Harvard's nationally-touted pedagogical return to the "core curriculum" concept of undergraduate education took what many might consider a temporary turn to the more conservative this week.
Taking its first major action on the core project, the full Faculty voted to set up faculty committees to hammer out possible programs in five fairly conventional-sounding core areas.
They are called, at least for now, "Letters and Art," "History," "Social and Philosophical Analysis," "Mathematics and Science," and "Foreign Languages and Cultures."
This means that a more innovative and controversial proposal for eight core areas, put forth this fall by the special Task Force on Core Curriculum, has for now gone by the boards.
Among other things, the eight-area proposal had featured separate hard science requirements in mathematics, physics and the biological sciences, along with a requirement focusing on non-Western cultures.

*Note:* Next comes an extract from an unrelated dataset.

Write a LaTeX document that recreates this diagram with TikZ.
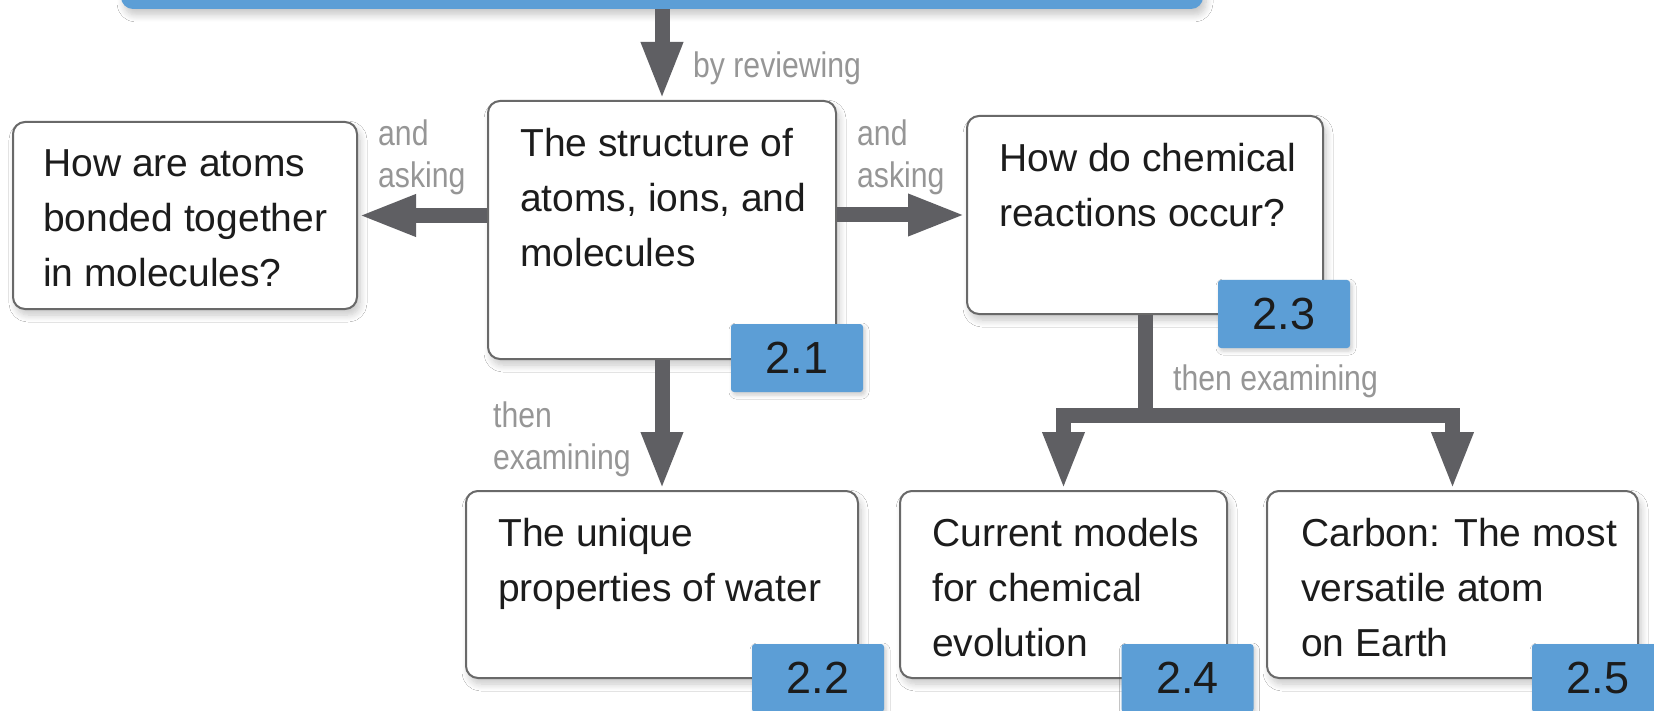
\documentclass[tikz,border=0pt]{standalone}
\usepackage{fontspec}
\setmainfont{Liberation Sans}
\newfontfamily\lblfont{Liberation Sans}[FakeStretch=0.85]
\usetikzlibrary{arrows.meta,shadows.blur}
\definecolor{cblue}{RGB}{92,158,214}
\definecolor{carrow}{RGB}{95,95,99}
\definecolor{cborder}{RGB}{105,105,105}
\definecolor{clabel}{RGB}{150,150,150}
\definecolor{ctext}{RGB}{28,28,28}
\begin{document}
\begin{tikzpicture}[x=1pt,y=-1pt,
  shad/.style={blur shadow={shadow blur steps=8,shadow xshift=3pt,shadow yshift=-6pt,shadow blur radius=7pt,shadow opacity=22}},
  box/.style={draw=cborder,line width=2pt,rounded corners=12pt,fill=white,inner sep=0pt,shad},
  badge/.style={fill=cblue,rounded corners=3pt,minimum width=132pt,minimum height=68pt,inner sep=0pt,
    font=\fontsize{45}{50}\selectfont,text=ctext,blur shadow={shadow blur steps=5,shadow xshift=2pt,shadow yshift=-3pt,shadow blur radius=4pt,shadow opacity=20}},
  txt/.style={anchor=north west,inner sep=0pt,align=left,font=\fontsize{39}{55}\selectfont,text=ctext},
  lbl/.style={inner sep=0pt,align=left,font=\lblfont\fontsize{35.5}{42}\selectfont,text=clabel},
  conn/.style={draw=carrow,line width=15pt,-{Triangle[width=38pt,length=58pt]}},
  fork/.style={draw=carrow,line width=15pt}]
\useasboundingbox (0,0) rectangle (1654,711);
\fill[white] (0,0) rectangle (1654,711);

% top bar
\node[fill=cblue,rounded corners=12pt,minimum width=1082pt,minimum height=60pt,inner sep=0pt,shad] (bar) at (662,-21) {};

% boxes
\node[box,minimum width=344pt,minimum height=187pt] (b0) at (185,215.5) {};
\node[box,minimum width=348pt,minimum height=258pt] (b1) at (662,230) {};
\node[box,minimum width=356pt,minimum height=198pt] (b3) at (1145,215) {};
\node[box,minimum width=392pt,minimum height=187pt] (b2) at (662,584.5) {};
\node[box,minimum width=327pt,minimum height=187pt] (b4) at (1063.5,584.5) {};
\node[box,minimum width=371pt,minimum height=187pt] (b5) at (1452.5,584.5) {};

% box texts
\node[txt] (t0) at (43,149) {How are atoms\\bonded together\\in molecules?};
\node[txt] (t1) at (520,128) {The structure of\\atoms, ions, and\\molecules};
\node[txt] (t3) at (999,143) {How do chemical\\reactions occur?};
\node[txt] (t2) at (498,518) {The unique\\properties of water};
\node[txt] (t4) at (932,518) {Current models\\for chemical\\evolution};
\node[txt] (t5) at (1301,518) {Carbon: The most\\versatile atom\\on Earth};

% connectors
\draw[conn] (bar.south) -- (b1.north);
\draw[conn] (b1.west |- b0.east) -- (b0.east);
\draw[conn] (b1.east |- b3.west) -- (b3.west);
\draw[conn] (b1.south) -- (b2.north);
\coordinate (f1) at (1145,415);
\draw[fork] (b3.south) -- (f1);
\draw[conn] (f1) -| (b4.north);
\draw[conn] (f1) -| (b5.north);

% connector labels
\node[lbl,anchor=base west] (l1) at (693,78) {by reviewing};
\node[lbl,anchor=north west] (l2) at (378,120) {and\\asking};
\node[lbl,anchor=north west] (l3) at (857,120) {and\\asking};
\node[lbl,anchor=north west] (l4) at (493,402) {then\\examining};
\node[lbl,anchor=base west] (l5) at (1173,390) {then examining};

% badges
\node[badge] (n1) at (797,358) {2.1};
\node[badge] (n3) at (1284,314) {2.3};
\node[badge] (n2) at (818,678) {2.2};
\node[badge] (n4) at (1187.5,678) {2.4};
\node[badge] (n5) at (1598,678) {2.5};
\end{tikzpicture}
\end{document}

The primary mover in bringing the number of core areas down to five--and particularly in setting History apart as a separate category--was Bernard Bailyn, Winthrop Professor of History.
Bailyn convinced the Faculty Council last month to propose this format, rather than the eight area division, to the Faculty.
Few of the other Faculty members--including members of the task force that proposed an eight area division--posted objections, though. The group voted down both of the only amendments proposed. Only two faculty members voted against the new proposal.
Its supporters all urged, however, that this temporary format remain open to change and revision, if necessary in the fall.
One professor underscored this sentiment when he told the Faculty that the chief virtue of the motion it voted on was that it was "content-free."